# Breaking the 'run for home' habit...



## Cordillera Cowboy (Jun 6, 2014)

Try waiting til you feel she is getting ready to make a run for it. Stop before she actually does. Turn around and ride the other way until she stops fighting the change in plans. Push her into a faster gait if necessary. Turn back for home at a walk. Repeat as necessary. Fair warning, this may take all day long.

Hope that helps


----------



## Chevaux (Jun 27, 2012)

I suspect quite a few of the members here would suggest keep working her once you get back to the barn -- in the arena doing things like changes of direction and circles, etc., at different gaits. This will show her that getting to the barn in a hurry just means more work. Alternatively as Cordillera said. This will show that every time she starts to hurry up, it will also mean more work therefore it's in her own best interests to keep it slow.

Good luck with in.


----------



## SlideStop (Dec 28, 2011)

Keep walking her back and fourth from the trail to home, then work her in the ring and take her out on trail again. Let her know that just because she is going home does not mean she gets to rest. Keep her guessing as to when she is coming home and when she finally comes home calmly then make it the final trip. Heck, even dismount and walk her home from the trail. Dismounting seems to be the ultimate "good job, your done!" Statement to a horse. 

Either way the goal is to keep her guessing. Make sure you have PLENTY of time to spend when doing this. If it takes 4 hours or 20 trips home, so be it!
_Posted via Mobile Device_


----------



## Oreos Girl (May 24, 2011)

I have found with my gelding to make him stop and back up a couple of steps has helped with this habit.


----------



## Corporal (Jul 29, 2010)

Every horse, even the best trained that have been left to sit too long will want to race for home, if you let them. You will never get rid of the desire to do so bc "home"=security.
Here is an exercise that will get this horse to listen to you.
You NEED to have a fence in between the barn and your horse, and you need to have the gate closed.
Start riding circles. If you have an arena with a gate, ride the track. As soon as you get to the gate, spur to a fast trot or canter aWAY from the gate, then about halfway around half-halt down to a walk, with several half-halts as you approach the gate. You are riding so that the mare gets to rest when she approaches the gate IF SHE MOVES SLOWLY and listens to you, and she has to work HARD moving away from the gate. *The exercise isn't over until she stops fighting the rush to the gate 5x on each rein. * Then, dismount and hand walk her back as a reward.
See why you want the gate closed?
A few years a go I put my DD with a lunge whip at the opening to my shelter and every time I would ride towards the shelter I had her move forward with the whip to encourage my gelding to never think he could come tearing back from my other pasture and duck inside of the shelter. You would come off bc the entrance isn't very tall.
Horses are pretty smart and they learn. =D


----------



## Chetak (Sep 3, 2014)

Just browsing through and thought i'd add my 2c in.

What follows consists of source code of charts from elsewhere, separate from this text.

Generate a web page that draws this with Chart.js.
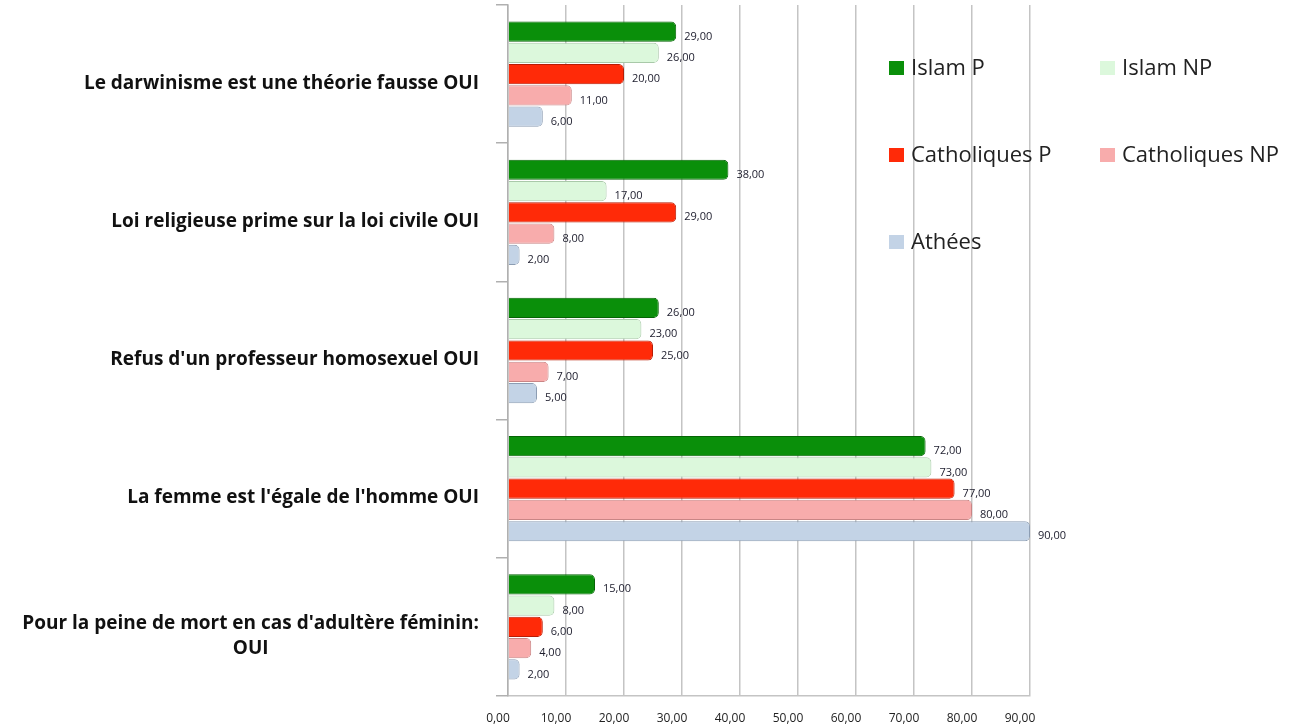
<!DOCTYPE html>
<html>
<head>
<meta charset="utf-8">
<script src="https://cdn.jsdelivr.net/npm/chart.js@4/dist/chart.umd.min.js"></script>
<style>
  html, body { margin: 0; padding: 0; background: #fff; }
  #wrap { width: 1290px; height: 728px; }
</style>
</head>
<body>
<div id="wrap"><canvas id="chart" width="1290" height="728"></canvas></div>
<script>
// Questions (top to bottom)
const categories = [
	"Le darwinisme est une théorie fausse OUI",
	"Loi religieuse prime sur la loi civile OUI",
	"Refus d'un professeur homosexuel OUI",
	"La femme est l'égale de l'homme OUI",
	["Pour la peine de mort en cas d'adultère féminin:", "OUI"]
];

// Series values, same order as categories
const islamP = [29, 38, 26, 72, 15];
const islamNP = [26, 17, 23, 73, 8];
const catholiquesP = [20, 29, 25, 77, 6];
const catholiquesNP = [11, 8, 7, 80, 4];
const athees = [6, 2, 5, 90, 2];

const seriesNames = ["Islam P", "Islam NP", "Catholiques P", "Catholiques NP", "Athées"];
const xTicks = [0, 10, 20, 30, 40, 50, 60, 70, 80, 90];

const fills = ['#0a8f0a', '#dcf8dc', '#ff2a08', '#f8acac', '#c3d3e6'];
const edges = ['#056405', '#a9c9a9', '#b81c05', '#c98585', '#8c9db3'];

const fmt = v => v.toFixed(2).replace('.', ',');

const datasets = [islamP, islamNP, catholiquesP, catholiquesNP, athees].map((values, i) => ({
	label: seriesNames[i],
	data: values,
	backgroundColor: fills[i],
	borderColor: edges[i],
	borderWidth: 1,
	borderSkipped: 'start',
	borderRadius: 5,
	categoryPercentage: 0.77,
	barPercentage: 0.95
}));

// Value labels at the end of each bar
const valueLabels = {
	id: 'valueLabels',
	afterDatasetsDraw(chart) {
		const ctx = chart.ctx;
		ctx.save();
		ctx.font = '11px "Open Sans"';
		ctx.fillStyle = '#1c1c2c';
		ctx.textAlign = 'left';
		ctx.textBaseline = 'middle';
		chart.data.datasets.forEach((ds, i) => {
			chart.getDatasetMeta(i).data.forEach((bar, j) => {
				ctx.fillText(fmt(ds.data[j]), bar.x + 8, bar.y + 5);
			});
		});
		ctx.restore();
	}
};

// Category labels, bold, right aligned, multi-line centred on each other
const categoryLabels = {
	id: 'categoryLabels',
	afterDraw(chart) {
		const ctx = chart.ctx;
		const yScale = chart.scales.y;
		const right = 479;
		ctx.save();
		ctx.font = 'bold 19px "Open Sans"';
		ctx.fillStyle = '#111';
		ctx.textBaseline = 'middle';
		categories.forEach((label, i) => {
			const y = yScale.getPixelForValue(i) + 9;
			if (Array.isArray(label)) {
				const widths = label.map(l => ctx.measureText(l).width);
				const maxW = Math.max(...widths);
				const cx = right - maxW / 2;
				ctx.textAlign = 'center';
				const lh = 25;
				label.forEach((l, k) => {
					ctx.fillText(l, cx, y + (k - (label.length - 1) / 2) * lh);
				});
			} else {
				ctx.textAlign = 'right';
				ctx.fillText(label, right, y);
			}
		});
		ctx.restore();
	}
};

// Legend in two columns over the right part of the plot
const sideLegend = {
	id: 'sideLegend',
	afterDraw(chart) {
		const ctx = chart.ctx;
		const cols = [889, 1100];
		const rows = [68, 155, 242];
		ctx.save();
		ctx.font = '22px "Open Sans"';
		ctx.textAlign = 'left';
		ctx.textBaseline = 'middle';
		seriesNames.forEach((name, i) => {
			const x = cols[i % 2];
			const y = rows[Math.floor(i / 2)];
			ctx.fillStyle = fills[i];
			ctx.fillRect(x, y - 7, 15, 14);
			ctx.fillStyle = '#222';
			ctx.fillText(name, x + 22, y + 1);
		});
		ctx.restore();
	}
};

new Chart(document.getElementById('chart'), {
	type: 'bar',
	data: { labels: categories, datasets: datasets },
	options: {
		indexAxis: 'y',
		responsive: false,
		animation: false,
		layout: { padding: { top: 5, right: 260, bottom: 0, left: 0 } },
		plugins: {
			legend: { display: false },
			tooltip: { enabled: false }
		},
		scales: {
			x: {
				min: 0,
				max: 90,
				afterBuildTicks: scale => { scale.ticks = xTicks.map(v => ({ value: v })); },
				afterFit: scale => { scale.height = 32; },
				grid: { color: '#c4c4c4', lineWidth: 1.5, drawTicks: false },
				border: { color: '#c4c4c4', width: 1.5 },
				ticks: {
					padding: 15,
					labelOffset: -10,
					color: '#222',
					font: { family: 'Open Sans', size: 12 },
					callback: v => fmt(v)
				}
			},
			y: {
				afterFit: scale => { scale.width = 508; },
				grid: { drawOnChartArea: false, drawTicks: true, tickLength: 12, color: '#b0b0b0', lineWidth: 1.5 },
				border: { color: '#b0b0b0', width: 1.5 },
				ticks: { display: false }
			}
		}
	},
	plugins: [valueLabels, categoryLabels, sideLegend]
});
</script>
</body>
</html>
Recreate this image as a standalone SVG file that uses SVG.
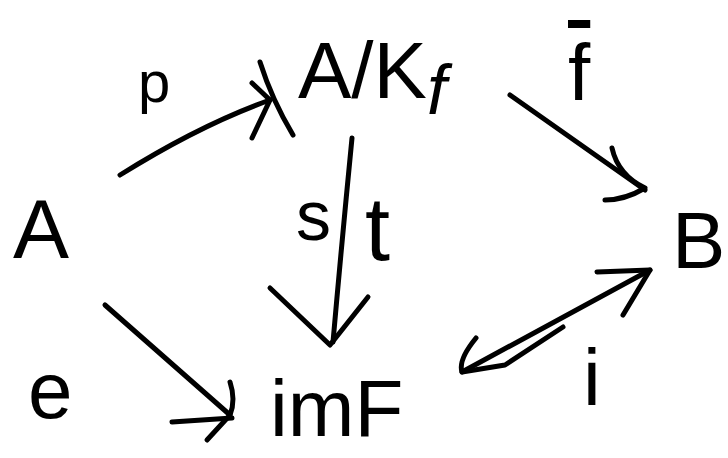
<svg xmlns="http://www.w3.org/2000/svg" width="728" height="458" viewBox="0 0 728 458">
<style>
.t{font-family:"Liberation Sans","DejaVu Sans",sans-serif;fill:#000}
.c path{fill:none;stroke:#000;stroke-width:5;stroke-linecap:round;stroke-linejoin:round}
</style>
<rect width="728" height="458" fill="#fff"/>
<g id="nodeA"><text class="t" x="13" y="258" font-size="84">A</text></g>
<g id="nodeAK"><text class="t" x="298" y="98" font-size="80">A/K<tspan font-size="70" dy="16" font-style="italic">f</tspan></text></g>
<g id="nodeB"><text class="t" x="672" y="268" font-size="80">B</text></g>
<g id="nodeIm"><text class="t" x="270" y="436" font-size="80">imF</text></g>
<g id="labels">
<text class="t" x="138" y="102" font-size="58">p</text>
<text class="t" x="568" y="100" font-size="80" text-decoration="overline">f</text>
<text class="t" x="296" y="240" font-size="70">s</text>
<text class="t" x="365" y="260" font-size="90">t</text>
<text class="t" x="28" y="418" font-size="80">e</text>
<text class="t" x="583" y="405" font-size="80">i</text>
</g>
<g id="connectors" class="c">
<path d="M120,175 Q200,125 270,100"/>
<path d="M252,83 L270,100 L252,138"/>
<path d="M260,62 Q272,100 293,135"/>
<path d="M510,95 L645,190"/>
<path d="M612,148 Q618,175 645,188 Q625,200 605,200"/>
<path d="M352,138 Q342,240 333,342"/>
<path d="M270,288 L330,345 L368,297"/>
<path d="M105,305 L230,415"/>
<path d="M230,382 Q236,400 230,415 L207,440"/>
<path d="M172,422 L232,418"/>
<path d="M462,372 L650,270"/>
<path d="M597,272 L650,270 L623,315"/>
<path d="M476,338 Q458,360 462,372 L505,365 L563,327"/>
</g>
</svg>
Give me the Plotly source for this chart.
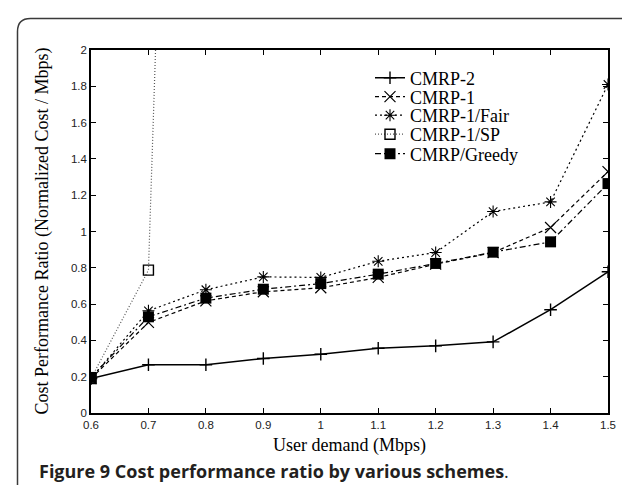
import plotly.graph_objects as go

# ---- data ----
demand = [0.6, 0.7, 0.8, 0.9, 1.0, 1.1, 1.2, 1.3, 1.4, 1.5]
cmrp2 = [0.19, 0.266, 0.266, 0.30, 0.324, 0.357, 0.370, 0.392, 0.569, 0.778]
cmrp1 = [0.19, 0.499, 0.618, 0.668, 0.690, 0.747, 0.820, 0.884, 1.022, 1.330]
cmrp1_fair = [0.19, 0.563, 0.679, 0.750, 0.747, 0.836, 0.884, 1.110, 1.163, 1.810]
sp_demand = [0.6, 0.7, 0.8]
cmrp1_sp = [0.19, 0.787, 10.6]
greedy = [0.196, 0.530, 0.633, 0.682, 0.713, 0.765, 0.824, 0.886, 0.943, 1.264]

x_tickvals = [0.6, 0.7, 0.8, 0.9, 1.0, 1.1, 1.2, 1.3, 1.4, 1.5]
x_ticktext = ["0.6", "0.7", "0.8", "0.9", "1", "1.1", "1.2", "1.3", "1.4", "1.5"]
y_tickvals = [0, 0.2, 0.4, 0.6, 0.8, 1.0, 1.2, 1.4, 1.6, 1.8, 2.0]
y_ticktext = ["0", "0.2", "0.4", "0.6", "0.8", "1", "1.2", "1.4", "1.6", "1.8", "2"]

W, H = 630, 485
ML, MR, MT, MB = 83, 30, 42, 80
PW, PH = W - ML - MR, H - MT - MB


def px(xp):
    return (xp - ML) / PW


def py(yp):
    return (H - MB - yp) / PH


SERIF = "Liberation Serif, Times New Roman, serif"
SANS = "Liberation Sans, Arial, sans-serif"

fig = go.Figure()

fig.add_trace(go.Scatter(
    x=demand, y=cmrp2, name="CMRP-2", mode="lines+markers", legend="legend",
    line=dict(color="black", width=1.5),
    marker=dict(symbol="cross-thin", size=9, line=dict(color="black", width=1.4)),
))
fig.add_trace(go.Scatter(
    x=demand, y=cmrp1, name="CMRP-1", mode="lines+markers", legend="legend2",
    line=dict(color="black", width=1.2, dash="4px,3px"),
    marker=dict(symbol="x-thin", size=11, line=dict(color="black", width=1.2)),
))
fig.add_trace(go.Scatter(
    x=demand, y=cmrp1_fair, name="CMRP-1/Fair", mode="lines+markers", legend="legend3",
    line=dict(color="black", width=1.2, dash="2px,3px"),
    marker=dict(symbol="asterisk-open", size=10, line=dict(color="black", width=1.1)),
))
fig.add_trace(go.Scatter(
    x=sp_demand, y=cmrp1_sp, name="CMRP-1/SP", mode="lines+markers", legend="legend4",
    line=dict(color="#555555", width=1.2, dash="1px,2px"),
    marker=dict(symbol="square-open", size=10, color="black", line=dict(color="black", width=1.4)),
))
fig.add_trace(go.Scatter(
    x=demand, y=greedy, name="CMRP/Greedy", mode="lines+markers", legend="legend5",
    line=dict(color="black", width=1.2, dash="6px,3px,2px,3px"),
    marker=dict(symbol="square", size=11, color="black"),
))

axis_common = dict(
    showline=True, linecolor="black", linewidth=1.5, mirror="ticks",
    ticks="inside", ticklen=5, tickwidth=1, tickcolor="black",
    showgrid=False, zeroline=False,
    tickfont=dict(family=SANS, size=11.5, color="#222222"),
)

fig.update_xaxes(range=[0.6, 1.5], tickvals=x_tickvals, ticktext=x_ticktext, **axis_common)
fig.update_yaxes(range=[0, 2], tickvals=y_tickvals, ticktext=y_ticktext, **axis_common)

legend_rows = [70, 89, 107.5, 126.5, 146]
leg_names = ["legend", "legend2", "legend3", "legend4", "legend5"]
leg_layout = {}
for name, row in zip(leg_names, legend_rows):
    leg_layout[name] = dict(
        x=px(362), y=py(row), xanchor="left", yanchor="middle",
        bgcolor="rgba(0,0,0,0)", borderwidth=0,
        font=dict(family=SERIF, size=18, color="black"),
        itemwidth=30,
    )

# figure frame (rounded rectangle)
l, r, t, b, rad = 9.5, 627, 10.5, 520, 13
frame_path = (
    f"M {px(l)},{py(b)} L {px(l)},{py(t + rad)} "
    f"Q {px(l)},{py(t)} {px(l + rad)},{py(t)} "
    f"L {px(r - rad)},{py(t)} Q {px(r)},{py(t)} {px(r)},{py(t + rad)} "
    f"L {px(r)},{py(b)}"
)

fig.update_layout(
    width=W, height=H,
    margin=dict(l=ML, r=MR, t=MT, b=MB),
    paper_bgcolor="white", plot_bgcolor="white",
    showlegend=True,
    **leg_layout,
    shapes=[dict(type="path", path=frame_path, xref="paper", yref="paper",
                 line=dict(color="#3a3a3a", width=1.5), layer="above")],
    annotations=[
        dict(text="Cost Performance Ratio (Normalized Cost / Mbps)", textangle=-90,
             x=px(34), y=py(223.5), xref="paper", yref="paper",
             xanchor="center", yanchor="middle", showarrow=False,
             font=dict(family=SERIF, size=18, color="black")),
        dict(text="User demand (Mbps)",
             x=px(341), y=py(437), xref="paper", yref="paper",
             xanchor="center", yanchor="middle", showarrow=False,
             font=dict(family=SERIF, size=18, color="black")),
        dict(text="<b>Figure 9 Cost performance ratio by various schemes</b>.",
             x=px(29), y=py(462.5), xref="paper", yref="paper",
             xanchor="left", yanchor="middle", showarrow=False,
             font=dict(family="Open Sans, sans-serif", size=18, color="#231f20")),
    ],
)

fig.write_html("out.html")
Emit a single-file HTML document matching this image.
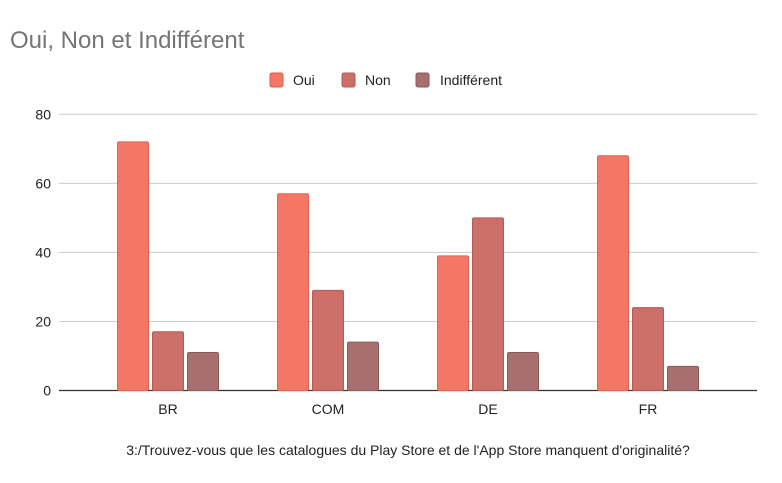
<!DOCTYPE html>
<html><head><meta charset="utf-8"><style>
body{margin:0;background:#fff;}
svg{display:block;font-family:"Liberation Sans",Arial,sans-serif;}
</style></head><body>
<svg width="782" height="483" id="chart">
<text x="10" y="48" font-size="24" fill="#757575">Oui, Non et Indifférent</text>
<g>
<rect x="270" y="73" width="13" height="14" rx="2" fill="#f47766" stroke="#d9604f"/>
<text x="293" y="85" font-size="14" fill="#222">Oui</text>
<rect x="342" y="73" width="13" height="14" rx="2" fill="#cc6f68" stroke="#b35a54"/>
<text x="365" y="85" font-size="14" fill="#222">Non</text>
<rect x="416" y="73" width="13" height="14" rx="2" fill="#a86f6f" stroke="#8e5a5a"/>
<text x="440" y="85" font-size="14" fill="#222">Indifférent</text>
</g>
<g id="grid"></g>
<g id="bars"></g>
<g id="xlabels"></g>
<text x="408" y="455" font-size="14" fill="#222" text-anchor="middle">3:/Trouvez-vous que les catalogues du Play Store et de l'App Store manquent d'originalité?</text>
</svg>
<script>
const categories=["BR","COM","DE","FR"];
const oui=[72,57,39,68];
const non=[17,29,50,24];
const indifferent=[11,14,11,7];
const yTicks=[0,20,40,60,80];
const NS="http://www.w3.org/2000/svg";
const y0=390.5,y80=114.3;
function yScale(v){return y0-(y0-y80)*v/80;}
const bandStart=88,bandW=160;
function xCenter(i){return bandStart+bandW*(i+0.5);}
const grid=document.getElementById('grid');
yTicks.forEach(t=>{
  const l=document.createElementNS(NS,'line');
  l.setAttribute('x1',59);l.setAttribute('x2',757);
  l.setAttribute('y1',yScale(t));l.setAttribute('y2',yScale(t));
  l.setAttribute('stroke',t===0?'#333':'#ccc');l.setAttribute('stroke-width',t===0?1.3:1);
  
  
  grid.appendChild(l);
  const tx=document.createElementNS(NS,'text');
  tx.setAttribute('x',51);tx.setAttribute('y',yScale(t)+5);
  tx.setAttribute('text-anchor','end');tx.setAttribute('font-size','14');tx.setAttribute('fill','#222');
  tx.textContent=t;
  
  
  grid.appendChild(tx);
});
const series=[[oui,'#f47766','#e0614f','oui'],[non,'#cc6f68','#b45b55','non'],[indifferent,'#a86f6f','#8f5a5a','indifferent']];
const bars=document.getElementById('bars');
const bw=31,gap=4;
categories.forEach((c,i)=>{
  const cx=xCenter(i);
  series.forEach((s,j)=>{
    const x=cx-(3*bw+2*gap)/2+j*(bw+gap);
    const r=document.createElementNS(NS,'rect');
    const yt=yScale(s[0][i]);
    r.setAttribute('x',x);r.setAttribute('y',yt);r.setAttribute('width',bw);r.setAttribute('height',y0-yt);
    r.setAttribute('rx',1.5);r.setAttribute('fill',s[1]);r.setAttribute('stroke',s[2]);
    
    
    bars.appendChild(r);
  });
  const t=document.createElementNS(NS,'text');
  t.setAttribute('x',cx);t.setAttribute('y',414);t.setAttribute('text-anchor','middle');
  t.setAttribute('font-size','14');t.setAttribute('fill','#222');t.textContent=c;
  
  
  document.getElementById('xlabels').appendChild(t);
});
</script>
</body></html>
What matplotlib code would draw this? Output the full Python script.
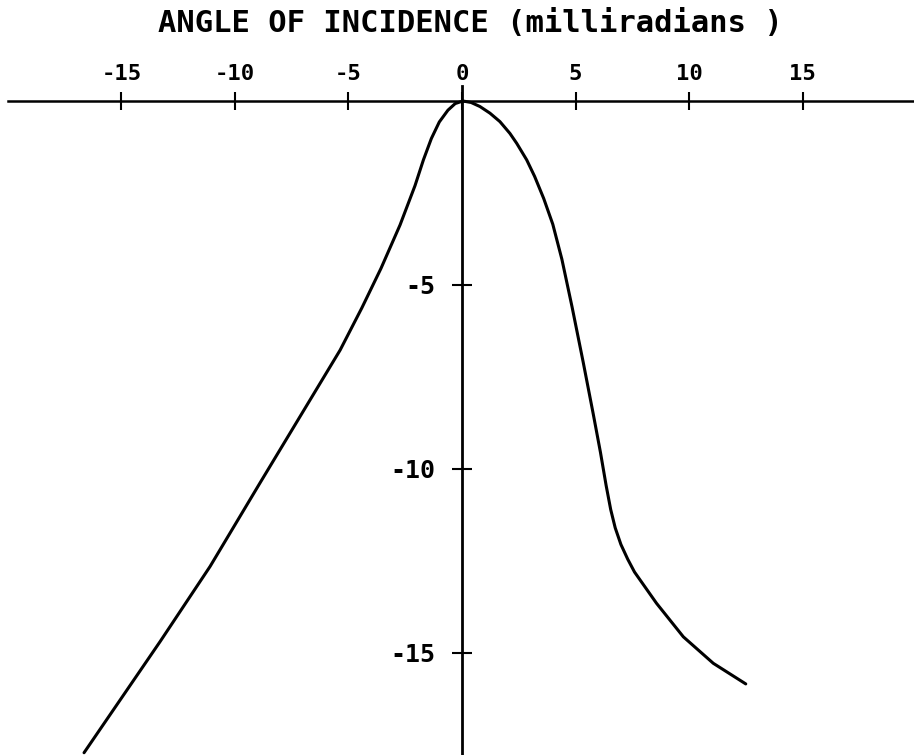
import matplotlib
matplotlib.use("Agg")
import matplotlib.pyplot as plt

plt.rcParams['axes.unicode_minus'] = False

# curve: angle (mrad) vs response
angle = [-16.65, -13.30, -11.10, -8.90, -7.14, -5.37, -4.41, -3.57, -2.73,
         -2.07, -1.70, -1.35, -1.00, -0.62, -0.30, 0.04, 0.40, 0.79, 1.23,
         1.67, 2.11, 2.41, 2.85, 3.20, 3.60, 4.00, 4.40, 4.85, 5.34, 5.78,
         6.10, 6.35, 6.55, 6.75, 7.00, 7.30, 7.60, 8.57, 9.75, 11.07, 12.50]
value = [-17.71, -14.69, -12.65, -10.38, -8.58, -6.77, -5.62, -4.55, -3.37,
         -2.30, -1.60, -1.02, -0.57, -0.25, -0.07, 0.00, -0.04, -0.15, -0.33,
         -0.56, -0.88, -1.15, -1.60, -2.05, -2.65, -3.35, -4.30, -5.60, -7.10,
         -8.50, -9.55, -10.45, -11.10, -11.60, -12.05, -12.45, -12.80, -13.65,
         -14.56, -15.28, -15.84]

x_ticks = [-15, -10, -5, 0, 5, 10, 15]
y_ticks = [-5, -10, -15]
title = "ANGLE OF INCIDENCE (milliradians )"

font = "DejaVu Sans Mono"

fig = plt.figure(figsize=(9.14, 7.55), dpi=100)
ax = fig.add_axes([0, 0, 1, 1])

# pixel layout: x=0 at 462 px, 22.7 px/unit; y=0 at 101 px, 36.8 px/unit
xmin, xmax = -462 / 22.7, (914 - 462) / 22.7
ymax, ymin = 101 / 36.8, -(755 - 101) / 36.8
ax.set_xlim(xmin, xmax)
ax.set_ylim(ymin, ymax)

ax.plot(angle, value, color='black', linewidth=2.2,
        solid_capstyle='round', solid_joinstyle='round')

# axes cross at the origin
for side in ['bottom', 'right']:
    ax.spines[side].set_visible(False)
ax.spines['top'].set_position(('data', 0))
ax.spines['top'].set_bounds(-20, xmax)
ax.spines['top'].set_linewidth(1.8)
ax.spines['left'].set_position(('data', 0))
ax.spines['left'].set_bounds(ymin, 0.41)
ax.spines['left'].set_linewidth(2.0)

ax.xaxis.set_ticks_position('top')
ax.set_xticks(x_ticks)
ax.set_xticklabels([str(t) for t in x_ticks])
ax.tick_params(axis='x', direction='inout', length=13, width=1.5, pad=6,
               labelsize=16)

ax.yaxis.set_ticks_position('left')
ax.set_yticks(y_ticks)
ax.set_yticklabels([str(t) for t in y_ticks])
ax.tick_params(axis='y', direction='inout', length=14, width=1.5, pad=12,
               labelsize=18)

for lab in ax.get_xticklabels() + ax.get_yticklabels():
    lab.set_fontfamily(font)
    lab.set_fontweight('bold')

fig.text(470 / 914, 1 - 23 / 755, title, ha='center', va='center',
         fontsize=22, fontweight='bold', family=font)

fig.savefig("out.png", dpi=100)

The quickest fix i have found to stop rushing for home on trails is as soon as they attempt to pick up speed instantly turn them in a slow circle (narrow trail = tight circle), at first you'll get 2 steps then circle. Even the worst ones stop after about the 3rd ride - think of it as slow motion barrel practice lol. They soon learn its gonna take them a hell of a lot longer to get home if they keep trying to speed off. Keep it to a walk at first and slowly build up until they understand trails are chill time unless you say go. Our rule is walk only, 500m from home. They pick it up pretty quickly - my TB use to almost pull your arms out, ridiculous prancing and going sideways down the trail. Now he's on the buckle and even though sometimes does a nice power walk, will not break from a walk and will slow down just from me saying u-ah.


----------



## Skippy344 (Sep 5, 2014)

I had this problem with Sarita. Every time she'd start thinking about picking up speed, we'd do a circle or two. Then, at the gate before the barn, we'd practice all kinds of things. When she really got responding, I'd dismount and walk her in. Then she got to stand for about 1/2 hour before her saddle comes off. 
Now all I have to do is slow her down a time or two (unfortunately it's mostly downhill to get home!) and she responds really well. 
Good luck!


----------



## Roux (Aug 23, 2013)

I would take a little more aggressive approach. When ever she turned and bolted for home I would turn her back down the trail away from home and make her work. I mean lope down the trail or at the very least trot. Then she will learn every time she turns back toward home it means WORK. She will stop it pretty quick.


----------



## ChitChatChet (Sep 9, 2013)

I rode my horse backwards.

He wanted to go home one day and I didnt. So he got to face the way he wanted but we got to go my way. After awhile he decided facing the way we where going a rather nice idea. Last time I had problems with him.


----------



## Painted Horse (Dec 29, 2006)

It's not just the barn that horses want to hurry up for. Mine remember where the horse trailer is parked and speed up when ever we head back to the trail head.

A couple of weeks ago, I was in the Teton Wilderness at Hawks Rest. 300 miles from home. My horses had never been there before. We rode in taking 9 hours with some lunch and photo stops. After a week of riding every day around that area. As soon as we started back down the trail, They quickened their pace. It was rainy and cold and I was of no mind to slow them down, I wanted to get back to the truck and get some dry cloths on warm up so I let them move at their chosen speed. We got back to the truck in 7 hours, on a trail they had only been on once a week early. They remember where the truck is and know the trailer means they are headed home.


----------



## HagonNag (Jul 17, 2010)

We always trailer our horses to ride and the trailer becomes their "home." Somehow it always seems to take longer going out than it does coming back but we never seem to have an issue with running for the trailer. We always make it a point to walk the last mile back. Their walk might be a little bit faster, but it stays a walk.  I can't say it's any great training method we used, it's just that we've ridden the same horses for so long that they KNOW. It's a habit. I think it's a good one.


----------



## HagonNag (Jul 17, 2010)

HagonNag said:


> We always trailer our horses to ride and the trailer becomes their "home." Somehow it always seems to take longer going out than it does coming back but we never seem to have an issue with running for the trailer. We always make it a point to walk the last mile back. Their walk might be a little bit faster, but it stays a walk.  I can't say it's any great training method we used, it's just that we've ridden the same horses for so long that they KNOW. It's a habit. I think it's a good one.


 Actually, I've only ridden Blossom for the last 2 years, but my husband has had DB for 14 years and Blossom is not about to take off and leave DB unless I were to insist...and I don't. We did the same thing when I rode Big.


----------